Reproduce the data exactly and drop any pictures it holds.
--------
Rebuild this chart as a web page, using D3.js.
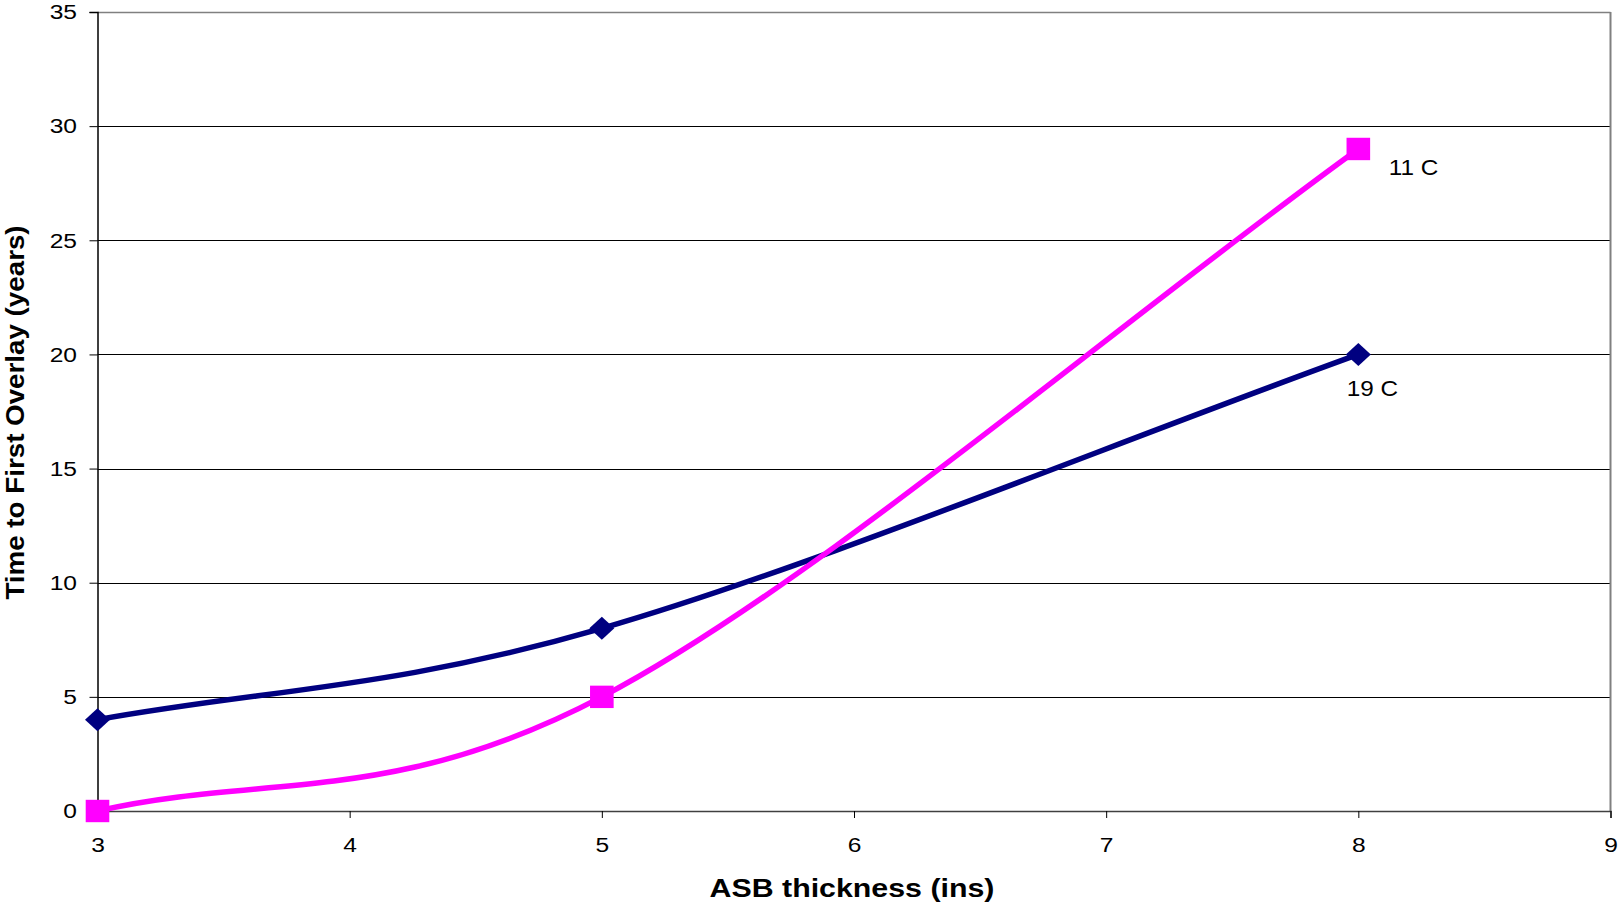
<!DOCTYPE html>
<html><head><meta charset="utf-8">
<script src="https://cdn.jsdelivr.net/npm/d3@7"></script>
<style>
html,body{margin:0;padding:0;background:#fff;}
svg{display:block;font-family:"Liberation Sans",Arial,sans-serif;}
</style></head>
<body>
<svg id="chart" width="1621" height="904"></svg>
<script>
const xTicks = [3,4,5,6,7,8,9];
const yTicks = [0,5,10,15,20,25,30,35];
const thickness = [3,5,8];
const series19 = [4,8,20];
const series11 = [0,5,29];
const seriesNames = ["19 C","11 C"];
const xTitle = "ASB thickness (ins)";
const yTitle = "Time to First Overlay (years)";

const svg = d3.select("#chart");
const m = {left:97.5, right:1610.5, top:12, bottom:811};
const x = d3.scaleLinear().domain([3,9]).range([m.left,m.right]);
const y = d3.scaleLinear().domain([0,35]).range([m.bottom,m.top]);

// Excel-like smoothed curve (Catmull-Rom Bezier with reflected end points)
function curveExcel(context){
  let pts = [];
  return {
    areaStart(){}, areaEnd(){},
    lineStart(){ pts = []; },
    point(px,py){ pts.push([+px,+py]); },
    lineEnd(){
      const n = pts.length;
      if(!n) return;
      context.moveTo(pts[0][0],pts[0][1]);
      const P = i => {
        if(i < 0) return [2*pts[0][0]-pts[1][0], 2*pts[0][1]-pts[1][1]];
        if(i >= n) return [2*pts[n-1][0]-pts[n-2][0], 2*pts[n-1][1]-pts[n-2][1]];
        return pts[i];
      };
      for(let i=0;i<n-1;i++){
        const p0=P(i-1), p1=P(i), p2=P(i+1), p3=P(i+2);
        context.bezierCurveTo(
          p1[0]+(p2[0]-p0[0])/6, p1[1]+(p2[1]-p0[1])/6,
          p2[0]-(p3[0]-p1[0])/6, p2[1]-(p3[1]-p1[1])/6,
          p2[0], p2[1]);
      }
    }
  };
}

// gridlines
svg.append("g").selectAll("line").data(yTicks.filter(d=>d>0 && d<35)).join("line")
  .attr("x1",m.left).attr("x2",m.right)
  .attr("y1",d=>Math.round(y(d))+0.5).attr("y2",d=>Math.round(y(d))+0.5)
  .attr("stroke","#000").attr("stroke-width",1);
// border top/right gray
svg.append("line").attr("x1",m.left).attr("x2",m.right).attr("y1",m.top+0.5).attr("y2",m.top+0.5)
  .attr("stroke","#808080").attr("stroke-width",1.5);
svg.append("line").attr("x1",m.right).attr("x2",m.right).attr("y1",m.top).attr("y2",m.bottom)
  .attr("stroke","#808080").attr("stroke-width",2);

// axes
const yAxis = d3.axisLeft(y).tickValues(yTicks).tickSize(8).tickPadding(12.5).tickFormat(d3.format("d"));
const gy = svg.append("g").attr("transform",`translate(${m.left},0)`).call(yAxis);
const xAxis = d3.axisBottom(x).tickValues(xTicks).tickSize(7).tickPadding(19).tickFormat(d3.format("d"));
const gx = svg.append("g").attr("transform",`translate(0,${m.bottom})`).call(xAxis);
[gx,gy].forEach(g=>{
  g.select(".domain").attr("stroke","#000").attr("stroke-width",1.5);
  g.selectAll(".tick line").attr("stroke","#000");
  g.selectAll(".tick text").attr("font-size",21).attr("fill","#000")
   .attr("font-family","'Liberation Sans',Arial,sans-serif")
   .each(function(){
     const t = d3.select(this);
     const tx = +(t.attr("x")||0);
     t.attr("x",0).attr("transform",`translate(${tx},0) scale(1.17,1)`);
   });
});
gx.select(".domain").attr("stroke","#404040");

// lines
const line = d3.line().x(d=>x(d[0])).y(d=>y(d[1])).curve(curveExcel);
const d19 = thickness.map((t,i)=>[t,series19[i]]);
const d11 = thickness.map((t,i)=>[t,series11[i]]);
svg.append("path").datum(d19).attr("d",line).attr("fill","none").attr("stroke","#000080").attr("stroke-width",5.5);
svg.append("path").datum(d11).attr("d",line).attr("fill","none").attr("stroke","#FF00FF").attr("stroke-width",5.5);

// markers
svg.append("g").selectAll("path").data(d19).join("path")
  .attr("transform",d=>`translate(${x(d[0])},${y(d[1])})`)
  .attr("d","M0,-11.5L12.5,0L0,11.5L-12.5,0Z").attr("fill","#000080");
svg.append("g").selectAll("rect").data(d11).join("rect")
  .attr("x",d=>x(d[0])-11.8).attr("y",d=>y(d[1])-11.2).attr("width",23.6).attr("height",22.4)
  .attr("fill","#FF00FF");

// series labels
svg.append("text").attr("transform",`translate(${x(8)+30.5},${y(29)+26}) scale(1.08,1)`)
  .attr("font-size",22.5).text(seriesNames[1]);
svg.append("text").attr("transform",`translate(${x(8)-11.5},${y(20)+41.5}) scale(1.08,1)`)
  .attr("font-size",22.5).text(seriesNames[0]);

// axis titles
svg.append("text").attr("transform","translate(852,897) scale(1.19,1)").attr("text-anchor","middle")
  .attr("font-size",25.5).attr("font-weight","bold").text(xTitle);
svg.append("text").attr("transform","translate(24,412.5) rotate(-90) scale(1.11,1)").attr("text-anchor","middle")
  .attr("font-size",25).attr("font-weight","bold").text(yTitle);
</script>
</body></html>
--------
**Response for this exercise:**
Rebuild this chart as a web page, using D3.js.
<!DOCTYPE html>
<html><head><meta charset="utf-8">
<script src="https://cdn.jsdelivr.net/npm/d3@7"></script>
<style>
html,body{margin:0;padding:0;background:#fff;}
svg{display:block;font-family:"Liberation Sans",Arial,sans-serif;}
</style></head>
<body>
<svg id="chart" width="1621" height="904"></svg>
<script>
const xTicks = [3,4,5,6,7,8,9];
const yTicks = [0,5,10,15,20,25,30,35];
const thickness = [3,5,8];
const series19 = [4,8,20];
const series11 = [0,5,29];
const seriesNames = ["19 C","11 C"];
const xTitle = "ASB thickness (ins)";
const yTitle = "Time to First Overlay (years)";

const svg = d3.select("#chart");
const m = {left:97.5, right:1610.5, top:12, bottom:811};
const x = d3.scaleLinear().domain([3,9]).range([m.left,m.right]);
const y = d3.scaleLinear().domain([0,35]).range([m.bottom,m.top]);

// Excel-like smoothed curve (Catmull-Rom Bezier with reflected end points)
function curveExcel(context){
  let pts = [];
  return {
    areaStart(){}, areaEnd(){},
    lineStart(){ pts = []; },
    point(px,py){ pts.push([+px,+py]); },
    lineEnd(){
      const n = pts.length;
      if(!n) return;
      context.moveTo(pts[0][0],pts[0][1]);
      const P = i => {
        if(i < 0) return [2*pts[0][0]-pts[1][0], 2*pts[0][1]-pts[1][1]];
        if(i >= n) return [2*pts[n-1][0]-pts[n-2][0], 2*pts[n-1][1]-pts[n-2][1]];
        return pts[i];
      };
      for(let i=0;i<n-1;i++){
        const p0=P(i-1), p1=P(i), p2=P(i+1), p3=P(i+2);
        context.bezierCurveTo(
          p1[0]+(p2[0]-p0[0])/6, p1[1]+(p2[1]-p0[1])/6,
          p2[0]-(p3[0]-p1[0])/6, p2[1]-(p3[1]-p1[1])/6,
          p2[0], p2[1]);
      }
    }
  };
}

// gridlines
svg.append("g").selectAll("line").data(yTicks.filter(d=>d>0 && d<35)).join("line")
  .attr("x1",m.left).attr("x2",m.right)
  .attr("y1",d=>Math.round(y(d))+0.5).attr("y2",d=>Math.round(y(d))+0.5)
  .attr("stroke","#000").attr("stroke-width",1);
// border top/right gray
svg.append("line").attr("x1",m.left).attr("x2",m.right).attr("y1",m.top+0.5).attr("y2",m.top+0.5)
  .attr("stroke","#808080").attr("stroke-width",1.5);
svg.append("line").attr("x1",m.right).attr("x2",m.right).attr("y1",m.top).attr("y2",m.bottom)
  .attr("stroke","#808080").attr("stroke-width",2);

// axes
const yAxis = d3.axisLeft(y).tickValues(yTicks).tickSize(8).tickPadding(12.5).tickFormat(d3.format("d"));
const gy = svg.append("g").attr("transform",`translate(${m.left},0)`).call(yAxis);
const xAxis = d3.axisBottom(x).tickValues(xTicks).tickSize(7).tickPadding(19).tickFormat(d3.format("d"));
const gx = svg.append("g").attr("transform",`translate(0,${m.bottom})`).call(xAxis);
[gx,gy].forEach(g=>{
  g.select(".domain").attr("stroke","#000").attr("stroke-width",1.5);
  g.selectAll(".tick line").attr("stroke","#000");
  g.selectAll(".tick text").attr("font-size",21).attr("fill","#000")
   .attr("font-family","'Liberation Sans',Arial,sans-serif")
   .each(function(){
     const t = d3.select(this);
     const tx = +(t.attr("x")||0);
     t.attr("x",0).attr("transform",`translate(${tx},0) scale(1.17,1)`);
   });
});
gx.select(".domain").attr("stroke","#404040");

// lines
const line = d3.line().x(d=>x(d[0])).y(d=>y(d[1])).curve(curveExcel);
const d19 = thickness.map((t,i)=>[t,series19[i]]);
const d11 = thickness.map((t,i)=>[t,series11[i]]);
svg.append("path").datum(d19).attr("d",line).attr("fill","none").attr("stroke","#000080").attr("stroke-width",5.5);
svg.append("path").datum(d11).attr("d",line).attr("fill","none").attr("stroke","#FF00FF").attr("stroke-width",5.5);

// markers
svg.append("g").selectAll("path").data(d19).join("path")
  .attr("transform",d=>`translate(${x(d[0])},${y(d[1])})`)
  .attr("d","M0,-11.5L12.5,0L0,11.5L-12.5,0Z").attr("fill","#000080");
svg.append("g").selectAll("rect").data(d11).join("rect")
  .attr("x",d=>x(d[0])-11.8).attr("y",d=>y(d[1])-11.2).attr("width",23.6).attr("height",22.4)
  .attr("fill","#FF00FF");

// series labels
svg.append("text").attr("transform",`translate(${x(8)+30.5},${y(29)+26}) scale(1.08,1)`)
  .attr("font-size",22.5).text(seriesNames[1]);
svg.append("text").attr("transform",`translate(${x(8)-11.5},${y(20)+41.5}) scale(1.08,1)`)
  .attr("font-size",22.5).text(seriesNames[0]);

// axis titles
svg.append("text").attr("transform","translate(852,897) scale(1.19,1)").attr("text-anchor","middle")
  .attr("font-size",25.5).attr("font-weight","bold").text(xTitle);
svg.append("text").attr("transform","translate(24,412.5) rotate(-90) scale(1.11,1)").attr("text-anchor","middle")
  .attr("font-size",25).attr("font-weight","bold").text(yTitle);
</script>
</body></html>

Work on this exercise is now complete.